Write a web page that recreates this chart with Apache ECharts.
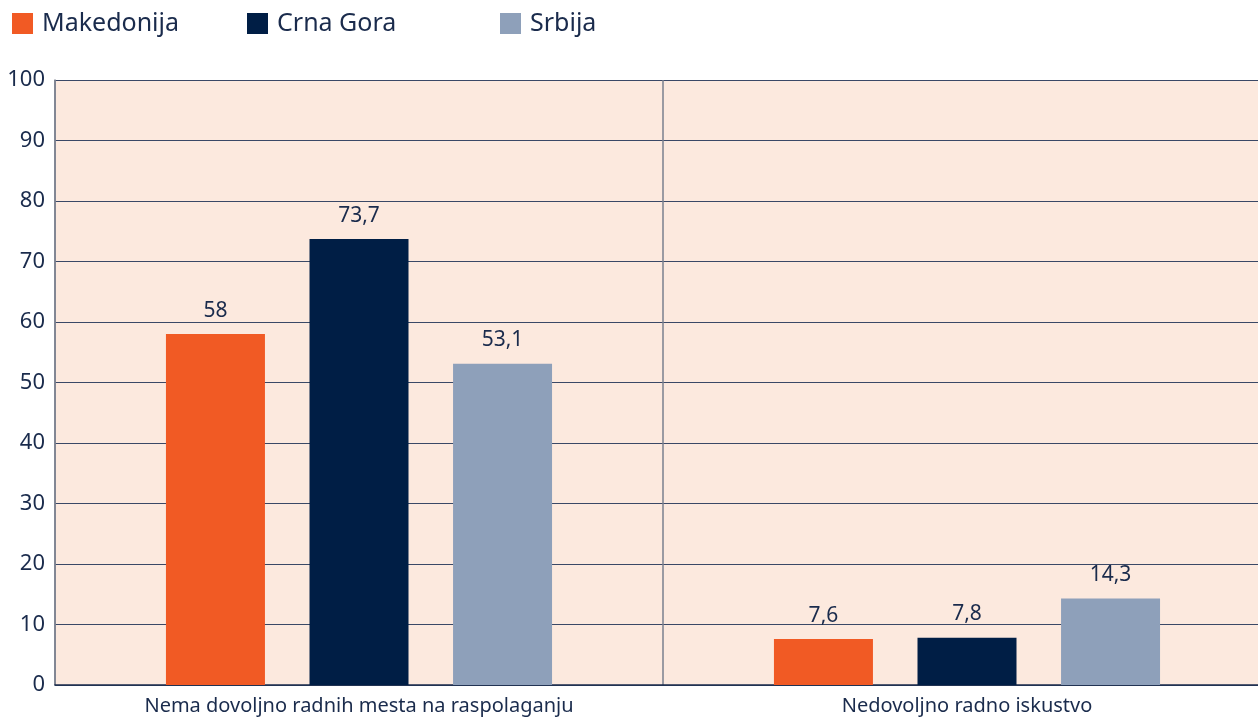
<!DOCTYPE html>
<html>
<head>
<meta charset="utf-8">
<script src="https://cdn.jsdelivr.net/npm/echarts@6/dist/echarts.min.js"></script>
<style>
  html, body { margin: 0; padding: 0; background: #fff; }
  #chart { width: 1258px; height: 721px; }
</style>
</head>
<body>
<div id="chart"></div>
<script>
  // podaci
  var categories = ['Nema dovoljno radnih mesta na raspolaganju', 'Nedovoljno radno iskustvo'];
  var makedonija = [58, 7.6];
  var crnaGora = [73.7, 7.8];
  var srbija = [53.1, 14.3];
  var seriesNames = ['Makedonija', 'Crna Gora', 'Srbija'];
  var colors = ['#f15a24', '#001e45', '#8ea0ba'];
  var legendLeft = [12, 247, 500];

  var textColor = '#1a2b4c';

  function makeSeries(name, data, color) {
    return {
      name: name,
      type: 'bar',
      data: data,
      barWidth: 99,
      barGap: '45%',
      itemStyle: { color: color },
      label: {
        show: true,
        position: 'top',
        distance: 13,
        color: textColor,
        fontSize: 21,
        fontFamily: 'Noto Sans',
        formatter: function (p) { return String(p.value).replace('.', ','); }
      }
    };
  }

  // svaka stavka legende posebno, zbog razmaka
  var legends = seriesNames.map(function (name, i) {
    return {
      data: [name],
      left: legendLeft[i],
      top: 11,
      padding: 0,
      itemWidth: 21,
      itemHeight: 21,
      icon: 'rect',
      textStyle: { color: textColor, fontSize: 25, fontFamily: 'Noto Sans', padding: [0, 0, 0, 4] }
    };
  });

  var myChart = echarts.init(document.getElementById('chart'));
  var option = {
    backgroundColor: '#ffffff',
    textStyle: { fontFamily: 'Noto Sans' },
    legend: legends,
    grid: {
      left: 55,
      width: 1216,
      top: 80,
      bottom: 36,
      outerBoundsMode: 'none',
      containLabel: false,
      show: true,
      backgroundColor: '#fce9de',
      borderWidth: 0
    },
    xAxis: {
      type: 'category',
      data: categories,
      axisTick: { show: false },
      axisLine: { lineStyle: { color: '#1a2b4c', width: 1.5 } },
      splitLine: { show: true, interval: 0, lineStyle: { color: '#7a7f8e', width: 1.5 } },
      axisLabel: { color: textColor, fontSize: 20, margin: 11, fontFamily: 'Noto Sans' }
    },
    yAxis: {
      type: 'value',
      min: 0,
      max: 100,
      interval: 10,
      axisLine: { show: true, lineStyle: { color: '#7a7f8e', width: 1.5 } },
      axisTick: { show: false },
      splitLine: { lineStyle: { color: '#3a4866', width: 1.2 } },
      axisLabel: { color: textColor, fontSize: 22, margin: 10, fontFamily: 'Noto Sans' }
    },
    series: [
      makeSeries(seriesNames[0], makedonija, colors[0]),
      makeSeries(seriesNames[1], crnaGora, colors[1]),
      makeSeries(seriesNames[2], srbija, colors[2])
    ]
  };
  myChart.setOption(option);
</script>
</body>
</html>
● ● ●
→ **Brief**: Exactly as written, return every line of the listing, but not the pictures.

→ **Reply to the task**:
Write a web page that recreates this chart with Apache ECharts.
<!DOCTYPE html>
<html>
<head>
<meta charset="utf-8">
<script src="https://cdn.jsdelivr.net/npm/echarts@6/dist/echarts.min.js"></script>
<style>
  html, body { margin: 0; padding: 0; background: #fff; }
  #chart { width: 1258px; height: 721px; }
</style>
</head>
<body>
<div id="chart"></div>
<script>
  // podaci
  var categories = ['Nema dovoljno radnih mesta na raspolaganju', 'Nedovoljno radno iskustvo'];
  var makedonija = [58, 7.6];
  var crnaGora = [73.7, 7.8];
  var srbija = [53.1, 14.3];
  var seriesNames = ['Makedonija', 'Crna Gora', 'Srbija'];
  var colors = ['#f15a24', '#001e45', '#8ea0ba'];
  var legendLeft = [12, 247, 500];

  var textColor = '#1a2b4c';

  function makeSeries(name, data, color) {
    return {
      name: name,
      type: 'bar',
      data: data,
      barWidth: 99,
      barGap: '45%',
      itemStyle: { color: color },
      label: {
        show: true,
        position: 'top',
        distance: 13,
        color: textColor,
        fontSize: 21,
        fontFamily: 'Noto Sans',
        formatter: function (p) { return String(p.value).replace('.', ','); }
      }
    };
  }

  // svaka stavka legende posebno, zbog razmaka
  var legends = seriesNames.map(function (name, i) {
    return {
      data: [name],
      left: legendLeft[i],
      top: 11,
      padding: 0,
      itemWidth: 21,
      itemHeight: 21,
      icon: 'rect',
      textStyle: { color: textColor, fontSize: 25, fontFamily: 'Noto Sans', padding: [0, 0, 0, 4] }
    };
  });

  var myChart = echarts.init(document.getElementById('chart'));
  var option = {
    backgroundColor: '#ffffff',
    textStyle: { fontFamily: 'Noto Sans' },
    legend: legends,
    grid: {
      left: 55,
      width: 1216,
      top: 80,
      bottom: 36,
      outerBoundsMode: 'none',
      containLabel: false,
      show: true,
      backgroundColor: '#fce9de',
      borderWidth: 0
    },
    xAxis: {
      type: 'category',
      data: categories,
      axisTick: { show: false },
      axisLine: { lineStyle: { color: '#1a2b4c', width: 1.5 } },
      splitLine: { show: true, interval: 0, lineStyle: { color: '#7a7f8e', width: 1.5 } },
      axisLabel: { color: textColor, fontSize: 20, margin: 11, fontFamily: 'Noto Sans' }
    },
    yAxis: {
      type: 'value',
      min: 0,
      max: 100,
      interval: 10,
      axisLine: { show: true, lineStyle: { color: '#7a7f8e', width: 1.5 } },
      axisTick: { show: false },
      splitLine: { lineStyle: { color: '#3a4866', width: 1.2 } },
      axisLabel: { color: textColor, fontSize: 22, margin: 10, fontFamily: 'Noto Sans' }
    },
    series: [
      makeSeries(seriesNames[0], makedonija, colors[0]),
      makeSeries(seriesNames[1], crnaGora, colors[1]),
      makeSeries(seriesNames[2], srbija, colors[2])
    ]
  };
  myChart.setOption(option);
</script>
</body>
</html>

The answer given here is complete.